- [DATA PROVIDED]:
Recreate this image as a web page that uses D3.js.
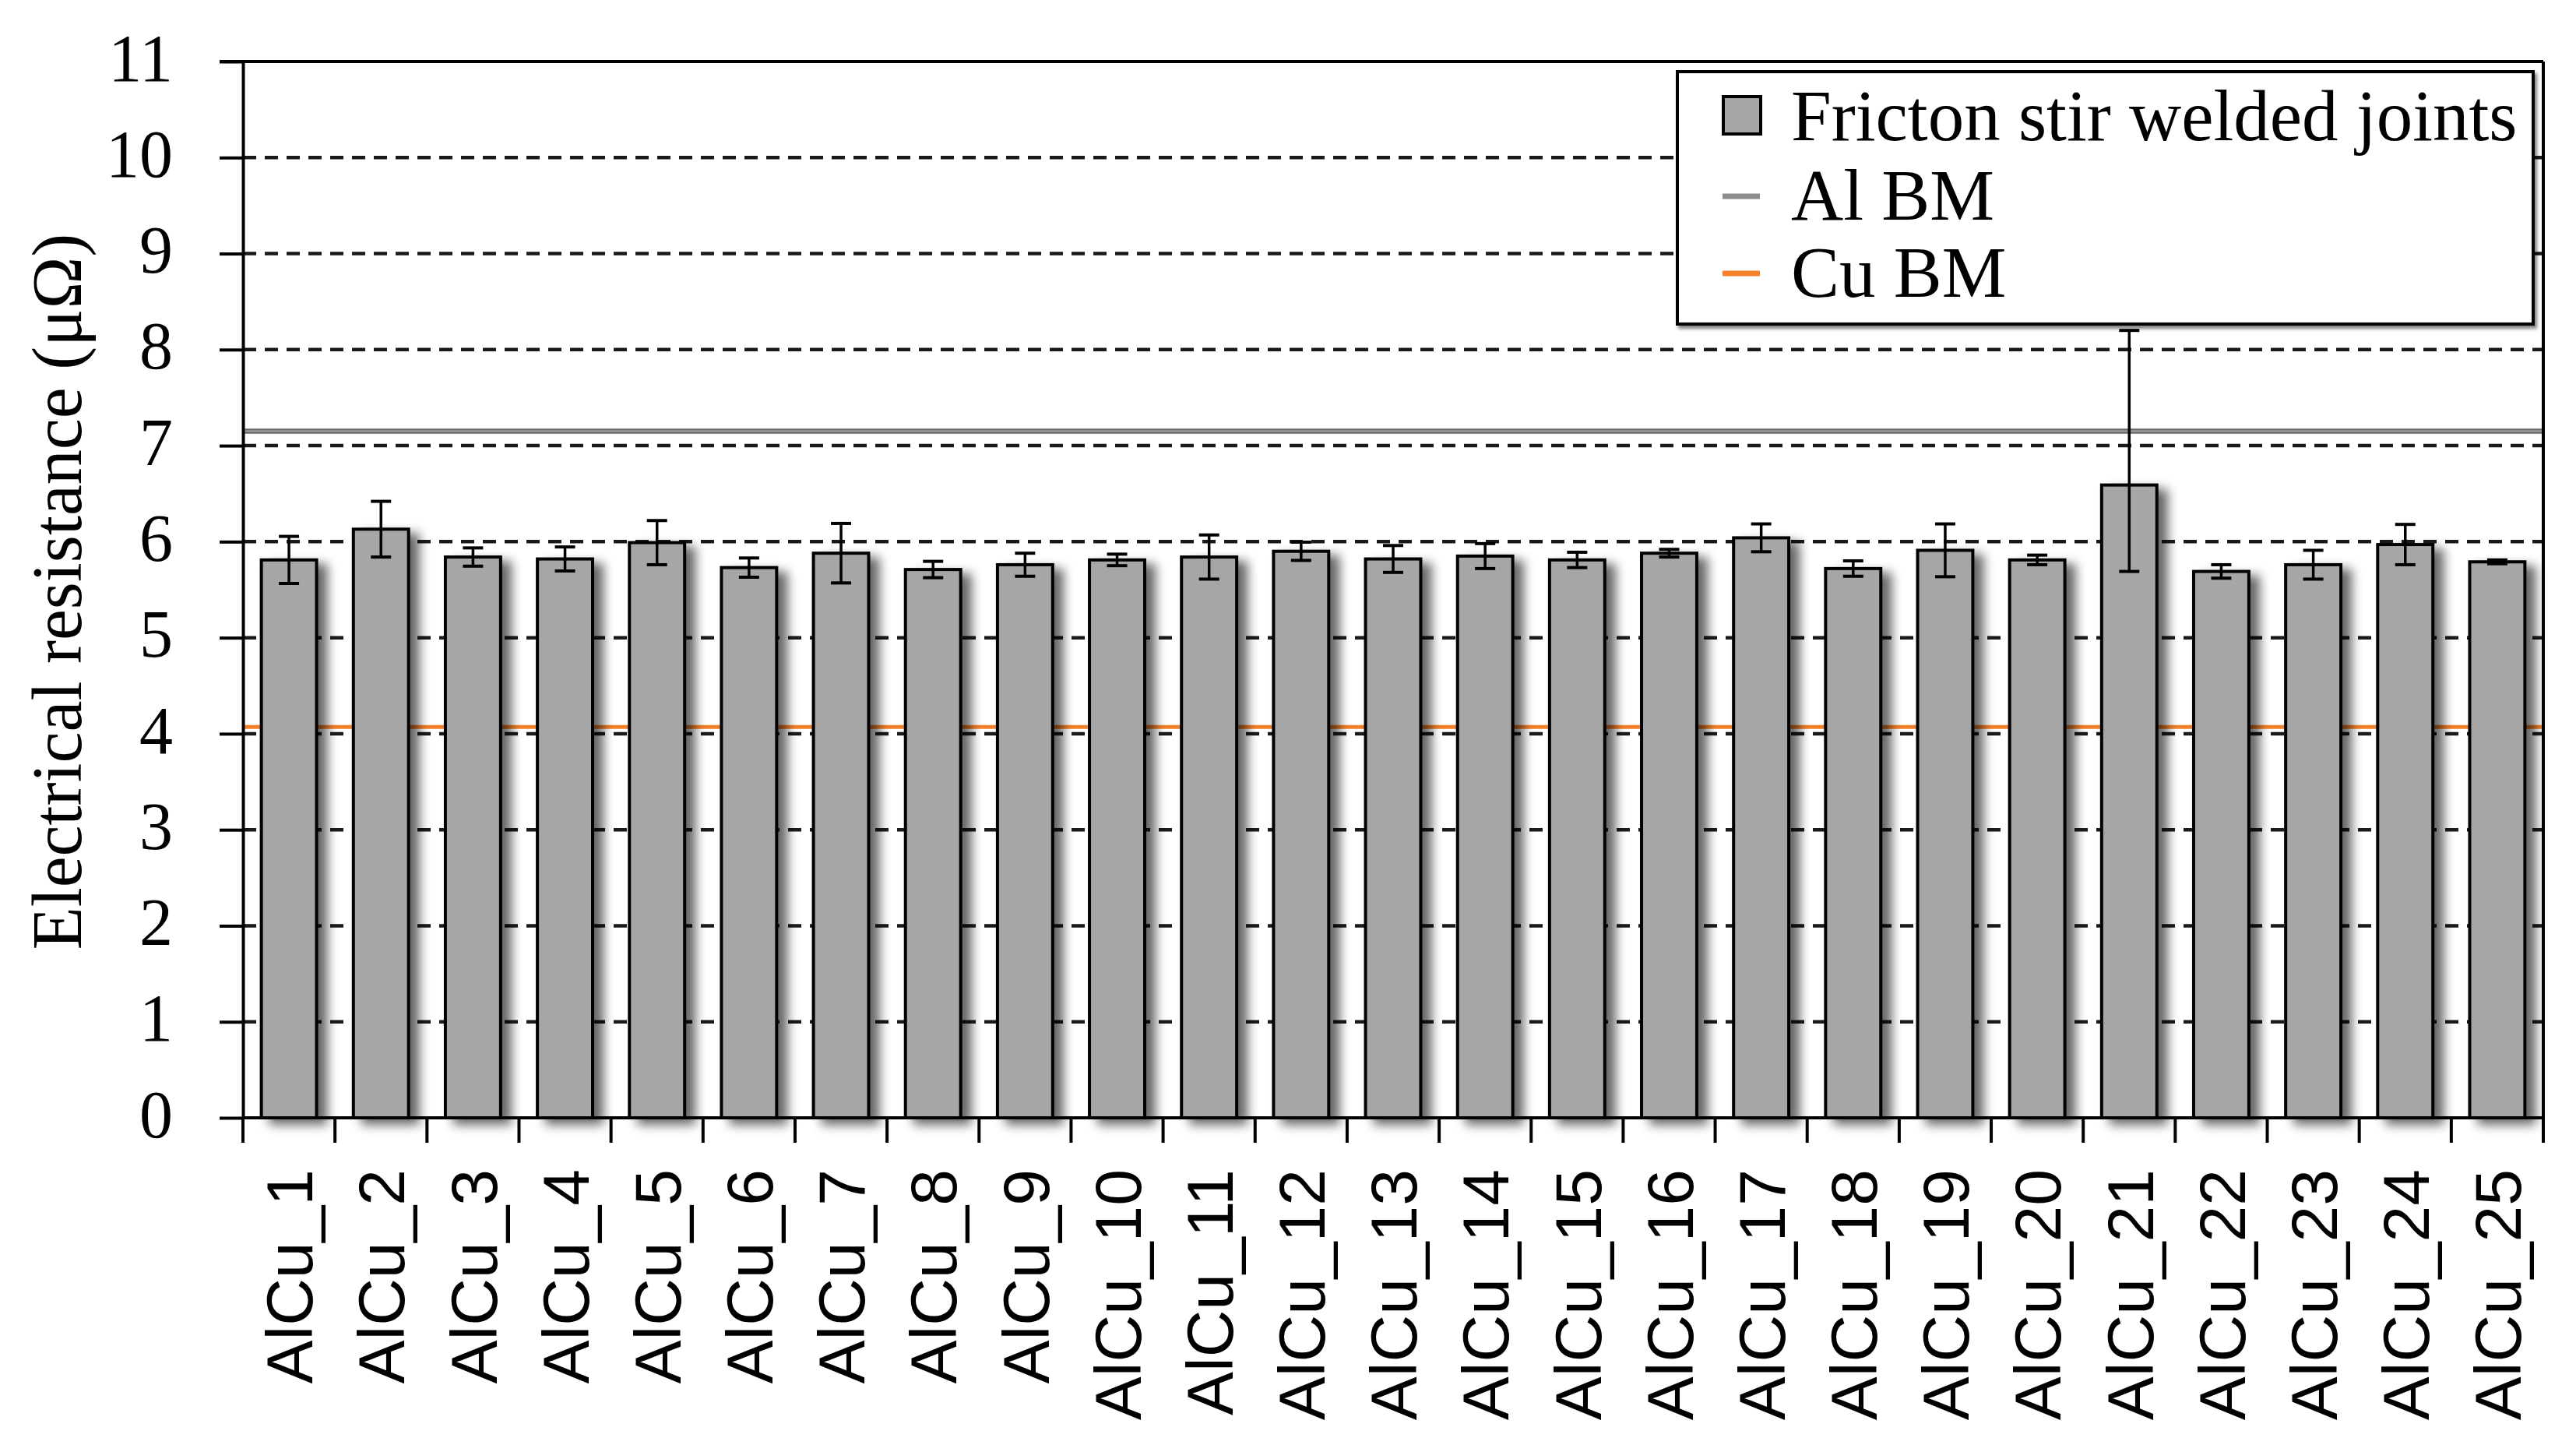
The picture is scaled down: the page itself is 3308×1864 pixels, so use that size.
<!DOCTYPE html>
<html>
<head>
<meta charset="utf-8">
<script src="https://cdn.jsdelivr.net/npm/d3@7"></script>
<style>
  html, body { margin: 0; padding: 0; background: #fff; }
  svg { display: block; }
</style>
</head>
<body>
<svg id="chart" width="3308" height="1864"></svg>
<script>
// ---------------- data ----------------
const categories = ["AlCu_1","AlCu_2","AlCu_3","AlCu_4","AlCu_5","AlCu_6","AlCu_7","AlCu_8","AlCu_9","AlCu_10",
  "AlCu_11","AlCu_12","AlCu_13","AlCu_14","AlCu_15","AlCu_16","AlCu_17","AlCu_18","AlCu_19","AlCu_20",
  "AlCu_21","AlCu_22","AlCu_23","AlCu_24","AlCu_25"];
const resistance = [5.81, 6.13, 5.84, 5.82, 5.99, 5.73, 5.88, 5.71, 5.76, 5.81,
  5.84, 5.90, 5.82, 5.85, 5.81, 5.88, 6.04, 5.72, 5.91, 5.81,
  6.59, 5.69, 5.76, 5.97, 5.79];
const errLow = [0.245, 0.29, 0.095, 0.125, 0.23, 0.10, 0.31, 0.085, 0.12, 0.06,
  0.23, 0.095, 0.14, 0.13, 0.08, 0.04, 0.145, 0.08, 0.275, 0.05,
  0.90, 0.07, 0.15, 0.21, 0.02];
const errHigh = [0.245, 0.29, 0.095, 0.125, 0.23, 0.10, 0.31, 0.085, 0.12, 0.06,
  0.23, 0.095, 0.14, 0.13, 0.08, 0.04, 0.145, 0.08, 0.275, 0.05,
  1.61, 0.07, 0.15, 0.21, 0.02];
const alBM = 7.15;
const cuBM = 4.07;
const yTicks = [0,1,2,3,4,5,6,7,8,9,10,11];
const legendLabels = ["Fricton stir welded joints", "Al BM", "Cu BM"];
const yTitle = "Electrical resistance (\u03bc\u03a9)";

// ---------------- layout ----------------
const L = 312, R = 3266, T = 79, B = 1435;
const svg = d3.select("#chart");
const serif = "'Liberation Serif', 'DejaVu Serif', serif";
const sans = "'Liberation Sans', Arial, sans-serif";
const barFill = "#a6a6a6";
const alColor = "#8c8c8c";
const cuColor = "#f5822a";

const x = d3.scaleBand().domain(categories).range([L, R]).paddingInner(0.4).paddingOuter(0.2);
const y = d3.scaleLinear().domain([0, 11]).range([B, T]);
const step = x.step();

const defs = svg.append("defs");
const f = defs.append("filter").attr("id", "shadow")
  .attr("x", "-20%").attr("y", "-5%").attr("width", "160%").attr("height", "115%");
f.append("feGaussianBlur").attr("in", "SourceAlpha").attr("stdDeviation", 7).attr("result", "blur");
f.append("feOffset").attr("in", "blur").attr("dx", 12).attr("dy", 7).attr("result", "off");
f.append("feComponentTransfer").attr("in", "off").attr("result", "sh")
  .append("feFuncA").attr("type", "linear").attr("slope", 0.6);
const fm = f.append("feMerge");
fm.append("feMergeNode").attr("in", "sh");
fm.append("feMergeNode").attr("in", "SourceGraphic");

const lf = defs.append("filter").attr("id", "lshadow")
  .attr("x", "-5%").attr("y", "-5%").attr("width", "110%").attr("height", "115%");
lf.append("feGaussianBlur").attr("in", "SourceAlpha").attr("stdDeviation", 2).attr("result", "blur");
lf.append("feOffset").attr("in", "blur").attr("dx", 3).attr("dy", 4).attr("result", "off");
lf.append("feComponentTransfer").attr("in", "off").attr("result", "sh")
  .append("feFuncA").attr("type", "linear").attr("slope", 0.5);
const lfm = lf.append("feMerge");
lfm.append("feMergeNode").attr("in", "sh");
lfm.append("feMergeNode").attr("in", "SourceGraphic");

// gridlines (dashed)
svg.append("g").selectAll("line").data(yTicks.filter(v => v > 0 && v < 11)).join("line")
  .attr("x1", L).attr("x2", R).attr("y1", d => y(d)).attr("y2", d => y(d))
  .attr("stroke", "#1a1a1a").attr("stroke-width", 4.5).attr("stroke-dasharray", "17,11");

// reference lines
svg.append("line").attr("x1", L).attr("x2", R).attr("y1", y(cuBM)).attr("y2", y(cuBM))
  .attr("stroke", cuColor).attr("stroke-width", 5);
svg.append("line").attr("x1", L).attr("x2", R).attr("y1", y(alBM)).attr("y2", y(alBM))
  .attr("stroke", "#666").attr("stroke-width", 6.5);
svg.append("line").attr("x1", L).attr("x2", R).attr("y1", y(alBM)).attr("y2", y(alBM))
  .attr("stroke", "#999").attr("stroke-width", 2.5);

// bars
svg.append("g").attr("filter", "url(#shadow)").selectAll("rect").data(categories).join("rect")
  .attr("x", d => x(d)).attr("width", x.bandwidth())
  .attr("y", (d, i) => y(resistance[i])).attr("height", (d, i) => y(0) - y(resistance[i]))
  .attr("fill", barFill).attr("stroke", "#000").attr("stroke-width", 4);

// error bars
const eg = svg.append("g").attr("stroke", "#000").attr("stroke-width", 3.5);
categories.forEach((c, i) => {
  const cx = x(c) + x.bandwidth() / 2;
  const hi = y(resistance[i] + errHigh[i]), lo = y(resistance[i] - errLow[i]);
  eg.append("line").attr("x1", cx).attr("x2", cx).attr("y1", hi).attr("y2", lo);
  eg.append("line").attr("x1", cx - 13).attr("x2", cx + 13).attr("y1", hi).attr("y2", hi).attr("stroke-width", 4);
  eg.append("line").attr("x1", cx - 13).attr("x2", cx + 13).attr("y1", lo).attr("y2", lo).attr("stroke-width", 4);
});

// y axis
const yAxis = svg.append("g").attr("transform", `translate(${L},0)`)
  .call(d3.axisLeft(y).tickValues(yTicks).tickSize(30).tickSizeOuter(0).tickPadding(60));
yAxis.select(".domain").attr("stroke", "#000").attr("stroke-width", 4);
yAxis.selectAll(".tick line").attr("stroke", "#000").attr("stroke-width", 4);
yAxis.selectAll(".tick text").attr("font-family", serif).attr("font-size", 86)
  .attr("fill", "#000").attr("dy", "0.28em");

// x axis (labels)
const xAxis = svg.append("g").attr("transform", `translate(0,${B})`)
  .call(d3.axisBottom(x).tickSize(0).tickSizeOuter(0));
xAxis.select(".domain").remove();
xAxis.selectAll(".tick text")
  .attr("font-family", sans).attr("font-size", 84).attr("fill", "#000")
  .attr("text-anchor", "end").attr("transform", "rotate(-90)")
  .attr("x", -66).attr("y", 0).attr("dy", "0.36em");

// x ticks at category boundaries
const bounds = categories.map(c => x(c) - step * x.paddingOuter()).concat([R]);
svg.append("g").selectAll("line").data(bounds).join("line")
  .attr("x1", d => d).attr("x2", d => d).attr("y1", B).attr("y2", B + 32)
  .attr("stroke", "#000").attr("stroke-width", 4);

// frame
svg.append("line").attr("x1", L).attr("x2", R).attr("y1", B).attr("y2", B).attr("stroke", "#000").attr("stroke-width", 4);
svg.append("line").attr("x1", L - 30).attr("x2", R).attr("y1", T).attr("y2", T).attr("stroke", "#000").attr("stroke-width", 4);
svg.append("line").attr("x1", R).attr("x2", R).attr("y1", T).attr("y2", B + 32).attr("stroke", "#000").attr("stroke-width", 4);

// y title
svg.append("text").attr("transform", `translate(104,${(301 + 1218) / 2}) rotate(-90)`)
  .attr("text-anchor", "middle").attr("font-family", serif).attr("font-size", 90).attr("fill", "#000")
  .text(yTitle);

// legend
const lg = svg.append("g");
lg.append("rect").attr("x", 2154).attr("y", 92).attr("width", 3253 - 2154).attr("height", 416 - 92)
  .attr("fill", "#fff").attr("stroke", "#000").attr("stroke-width", 4).attr("filter", "url(#lshadow)");
const rowY = [180, 282, 381];
lg.append("rect").attr("x", 2213).attr("y", rowY[0] - 56).attr("width", 48).attr("height", 48)
  .attr("fill", barFill).attr("stroke", "#000").attr("stroke-width", 4);
lg.append("line").attr("x1", 2212).attr("x2", 2260).attr("y1", rowY[1] - 30).attr("y2", rowY[1] - 30)
  .attr("stroke", alColor).attr("stroke-width", 7);
lg.append("line").attr("x1", 2212).attr("x2", 2260).attr("y1", rowY[2] - 30).attr("y2", rowY[2] - 30)
  .attr("stroke", cuColor).attr("stroke-width", 7);
lg.selectAll("text.leg").data(legendLabels).join("text").attr("class", "leg")
  .attr("x", 2300).attr("y", (d, i) => rowY[i])
  .attr("font-family", serif).attr("font-size", 93).attr("fill", "#000")
  .text(d => d);
</script>
</body>
</html>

- [WHAT THE TASK REQUIRES]: From the listing above, copy every line that includes the word "page".

- [EXERCISE ANSWER]:
Recreate this image as a web page that uses D3.js.
The picture is scaled down: the page itself is 3308×1864 pixels, so use that size.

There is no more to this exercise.